Viele Unternehmen diskutieren, wie sie den digitalen Wandel strategisch angehen sollten. Dabei wäre eine klare Datenstrategie viel wichtiger.
Kein Unternehmen wird durch eine zentrale Abteilung oder einen Senior Data Scientist "data-driven". Die Entwicklung muss sich durch die ganze Organisation ziehen. Eine Datenstrategie hilft dabei.
Kein Unternehmen wird durch eine zentrale Abteilung oder einen Senior Data Scientist "data-driven". Die Entwicklung muss sich durch die ganze Organisation ziehen. Eine Datenstrategie hilft dabei.
Foto: Sergey Nivens - shutterstock.com

Geht es um einen Fahrplan in Richtung künstliche Intelligenz (KI) und Data-Driven Thinking, tappen die meisten deutschen Firmenlenker auch im Jahr 2020 im Dunkeln. Noch immer fehlt vielerorts eine Datenstrategie, die den Unternehmen und ihren Stakeholdern deutlich macht, wohin die Reise gehen soll. Ein Grund dafür: Viele Fach- und Führungskräfte unterscheiden nicht zwischen einer Digital- und einer Datenstrategie.

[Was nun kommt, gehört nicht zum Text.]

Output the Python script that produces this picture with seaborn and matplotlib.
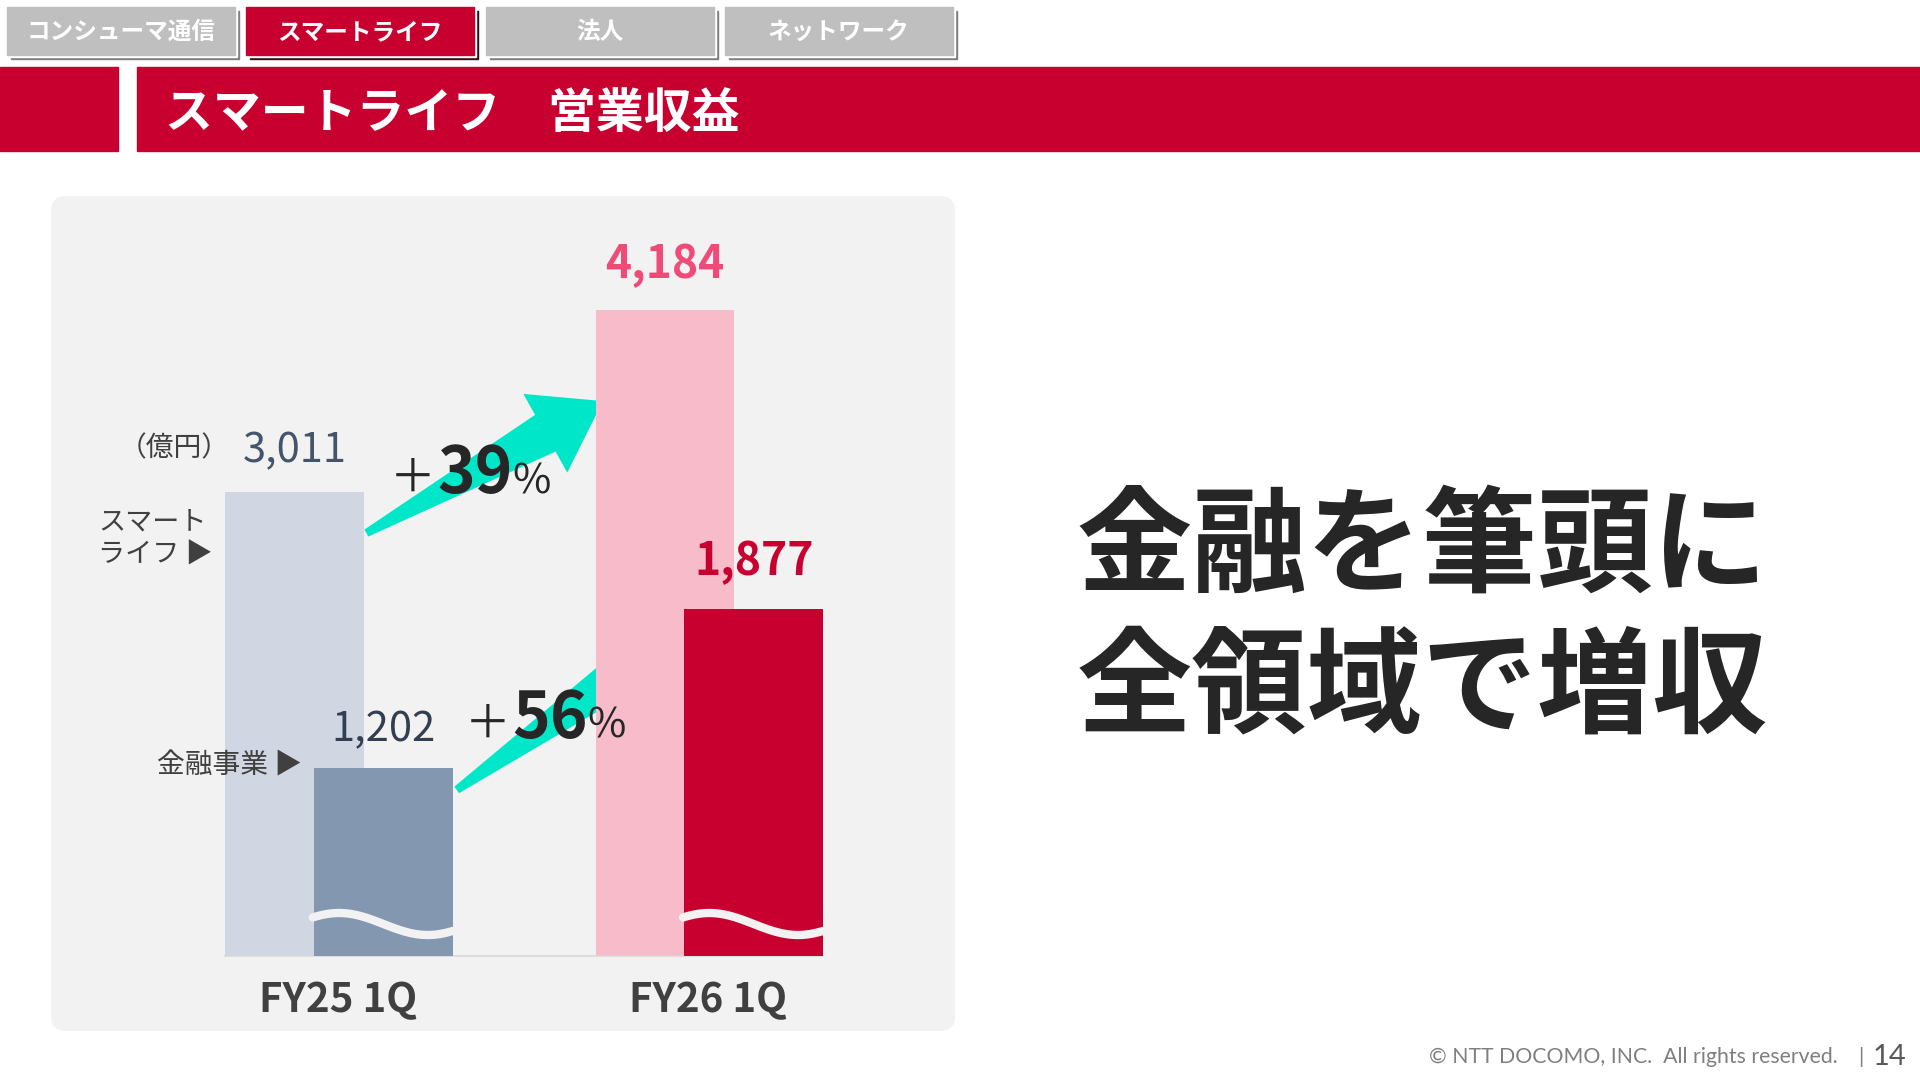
import numpy as np
import pandas as pd
import matplotlib.pyplot as plt
import matplotlib.transforms as mtransforms
from matplotlib.patches import Rectangle, FancyBboxPatch, Polygon
import seaborn as sns

# データ (億円)
periods = ['FY25 1Q', 'FY26 1Q']
smartlife = [3011, 4184]
finance = [1202, 1877]
growth = ['39', '56']
tabs = ['コンシューマ通信', 'スマートライフ', '法人', 'ネットワーク']
title = 'スマートライフ　営業収益'
headline = ['金融を筆頭に', '全領域で増収']
unit = '（億円）'

sns.set_style('white')
plt.rcParams['font.family'] = ['Noto Sans CJK JP', 'DejaVu Sans']

RED = '#c8002f'
TEAL = '#00e6c8'
DARK = '#262626'
PANEL = '#f2f2f2'

fig = plt.figure(figsize=(19.2, 10.8), dpi=100)
# ピクセル座標 (左上原点)
px = mtransforms.Affine2D().scale(0.01, -0.01).translate(0, 10.8) + fig.dpi_scale_trans

# タブ
for i, name in enumerate(tabs):
    x0 = 7 + i * 239.3
    face = RED if i == 1 else '#bfbfbf'
    shadow = '#3d0a14' if i == 1 else '#7f7f7f'
    fig.add_artist(Rectangle((x0 + 4, 11), 228, 48, color=shadow, transform=px))
    fig.add_artist(Rectangle((x0 + 2, 9), 228, 48, color='white', transform=px))
    fig.add_artist(Rectangle((x0, 7), 228, 48, color=face, transform=px))
    fig.text(x0 + 114, 32, name, transform=px, ha='center', va='center',
             color='white', fontsize=17, weight='bold')

# 見出し帯
fig.add_artist(Rectangle((0, 67), 118, 84, color=RED, transform=px))
fig.add_artist(Rectangle((137, 67), 1783, 84, color=RED, transform=px))
fig.text(165, 113, title, transform=px, ha='left', va='center',
         color='white', fontsize=34.5, weight='bold')

# グラフ背景パネル
fig.add_artist(FancyBboxPatch((51, 196), 904, 835, boxstyle='round,pad=0,rounding_size=15',
                              fc=PANEL, ec='none', transform=px, zorder=-1))

# 棒グラフ
ax = fig.add_axes([0.11734, 0.11454, 0.31125, 0.64444])
ax.set_facecolor('none')
ax2 = ax.twinx()

pos = np.arange(len(periods))
df = pd.DataFrame({'period': periods, 'smartlife': smartlife, 'finance': finance})
df['x_sl'] = pos - 0.1175
df['x_fin'] = pos + 0.1225
bar_w = 0.374

sns.barplot(data=df, x='x_sl', y='smartlife', hue='period', palette=['#d0d7e2', '#f7bbc9'],
            native_scale=True, dodge=False, width=bar_w, saturation=1, linewidth=0,
            errorbar=None, legend=False, ax=ax)
sns.barplot(data=df, x='x_fin', y='finance', hue='period', palette=['#8497b0', RED],
            native_scale=True, dodge=False, width=bar_w, saturation=1, linewidth=0,
            errorbar=None, legend=False, ax=ax2)

# 金融事業は波線で省略表示 (下端を切る)
ax.set_ylim(0, 4509)
ax2.set_ylim(402.5, 3354)
ax.set_xlim(-0.3045, 1.3095)

ax.set_xticks(pos, periods)
ax.tick_params(axis='x', length=0, pad=17, labelsize=29, labelcolor='#404040')
for lbl in ax.get_xticklabels():
    lbl.set_fontweight('bold')
ax.set_yticks([])
ax2.set_yticks([])
for a in (ax, ax2):
    a.set_xlabel('')
    a.set_ylabel('')
    for s in a.spines.values():
        s.set_visible(False)
ax.spines['bottom'].set_visible(True)
ax.spines['bottom'].set_color('#d9d9d9')
ax.spines['bottom'].set_linewidth(1.2)

# 数値ラベル
sl_color = ['#44546a', '#f04a78']
fin_color = ['#333f50', RED]
lab_weight = ['normal', 'bold']
lab_size = [30, 32]
sl_pad = [21, 23]
fin_pad = [19, 24]
for i in range(len(periods)):
    ax.annotate(f'{smartlife[i]:,}', xy=(df.x_sl[i], smartlife[i]), xytext=(0, sl_pad[i]),
                textcoords='offset points', ha='center', va='baseline',
                fontsize=lab_size[i], color=sl_color[i], weight=lab_weight[i])
    ax2.annotate(f'{finance[i]:,}', xy=(df.x_fin[i], finance[i]), xytext=(0, fin_pad[i]),
                 textcoords='offset points', ha='center', va='baseline',
                 fontsize=lab_size[i], color=fin_color[i], weight=lab_weight[i])

# 波線 (省略記号)
wave_tf = mtransforms.blended_transform_factory(ax2.transData, ax2.transAxes)
t = np.linspace(-0.01, 1, 80)
for x in df.x_fin:
    xs = x - bar_w / 2 + t * bar_w
    ys = 0.0464 + 0.0158 * np.sin(2 * np.pi * (t - 0.18) / 1.28 + np.pi / 2)
    ax2.plot(xs, ys, transform=wave_tf, color=PANEL, lw=6,
             solid_capstyle='round', zorder=5)


# 矢印
def arrow(axis, tail, tip, tail_w=8, shaft_w=42, head_l=66, head_w=90):
    p0 = axis.transData.transform(tail)
    p1 = axis.transData.transform(tip)
    d = p1 - p0
    u = d / np.hypot(*d)
    n = np.array([-u[1], u[0]])
    b = p1 - u * head_l
    verts = [p0 + n * tail_w / 2, b + n * shaft_w / 2, b + n * head_w / 2, p1,
             b - n * head_w / 2, b - n * shaft_w / 2, p0 - n * tail_w / 2]
    verts = ax.transData.inverted().transform(np.array(verts))
    ax.add_patch(Polygon(verts, closed=True, color=TEAL, lw=0, zorder=0.5))


arrow(ax, (df.x_sl[0] + bar_w / 2 + 0.007, smartlife[0] - 269),
      (df.x_sl[1] - bar_w / 2 + 0.02, smartlife[1] - 587))
arrow(ax2, (df.x_fin[0] + bar_w / 2 + 0.011, finance[0] - 94),
      (df.x_fin[1] - bar_w / 2 - 0.013, finance[1] - 102))

# 伸び率
growth_pos = [(436, 478, 493), (511, 724, 738)]
for g, (gx, gy_plus, gy) in zip(growth, growth_pos):
    fig.text(gx, gy_plus, '＋', transform=px, ha='right', va='center', fontsize=33, color=DARK)
    fig.text(gx + 1, gy, g, transform=px, ha='left', va='baseline', fontsize=46,
             weight='bold', color=DARK)
    fig.text(gx + 76, gy, '%', transform=px, ha='left', va='baseline', fontsize=30, color=DARK)

# 系列名・単位
fig.text(119, 448, unit, transform=px, ha='left', va='center', fontsize=20, color='#404040')
fig.text(98, 522, 'スマート', transform=px, ha='left', va='center', fontsize=19.5, color='#404040')
fig.text(98, 555, 'ライフ ▶', transform=px, ha='left', va='center', fontsize=19.5, color='#404040')
fig.text(157, 765, '金融事業 ▶', transform=px, ha='left', va='center', fontsize=20, color='#404040')

# メッセージ
fig.text(1422, 583, headline[0], transform=px, ha='center', va='baseline',
         fontsize=83, weight='bold', color=DARK)
fig.text(1422, 723, headline[1], transform=px, ha='center', va='baseline',
         fontsize=83, weight='bold', color=DARK)

# フッター
fig.text(1838, 1057, '© NTT DOCOMO, INC.  All rights reserved.', transform=px, ha='right',
         va='center', fontsize=15.3, color='#7f7f7f', family=['Lato', 'DejaVu Sans'])
fig.text(1861, 1057, '|', transform=px, ha='center', va='center', fontsize=15,
         color='#7f7f7f', family=['Lato', 'DejaVu Sans'])
fig.text(1906, 1057, '14', transform=px, ha='right', va='center', fontsize=21,
         color='#595959', family=['Lato', 'DejaVu Sans'])

fig.savefig('out.png', dpi=100)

Die Digitalisierung ist eigentlich bereits ein alter Hut. Ihre ersten Hochphasen feierte sie in den 90er Jahren mit der Etablierung von ERP-Software, Webseiten, E-Mail und Scannern mit Texterkennung. Der damit einher gehende Wandel in den Unternehmen ist jedoch ein langwieriger Prozess, der bis heute andauert. Befeuert wird er aktuell durch mobile Anwendungen (Apps), Blockchain-Projekte und die Vernetzung von Dingen (Internet of Things). Diese Technologien treiben die Digitalisierung voran.

So werden Logistikprozesse in naher Zukunft auch mithilfe autonomer Drohnen abgewickelt, Verträge über die Blockchain legitimiert und viele Verkäufe über mobile Applikationen ausgelöst oder zumindest bezahlt. Es sind Themen vor allem für Software-Entwickler und -Ingenieure, häufig angeleitet vom sogenannten Chief Digital Officer.

Diese Protagonisten entwickeln die digitalen Produkte und Prozesse weiter. Dabei werden Letztere in der Regel nicht eins zu eins von analog in digital übersetzt, sondern im besten Fall komplett neu gestaltet. Daraus folgt die digitale Transformation. Sie sorgt beispielsweise dafür, dass es zukünftig kaum noch Reisebüros oder Kassierer geben könnte. Die Blockchain wird vermutlich die Bedeutung von Notaren reduzieren und auch Makler dürften dank mobiler Anwendungen, Augmented und Virtual Reality weniger benötigt werden. Fast alle menschlichen Vermittler lassen sich weitgehend durch digitale Services ersetzen.

Anders verhält es sich mit Trends wie Big Data, Analytics, Data Science oder KI. Dabei geht es nicht um das Generieren, sondern um das Nutzen von Daten, die von den digitalen Systemen erst geschaffen werden. Die Daten in einer Blockchain, aus mobilen Apps oder autonomen Fahrzeugen werden in Datenbanken gespeichert und warten nur darauf, ausgewertet zu werden.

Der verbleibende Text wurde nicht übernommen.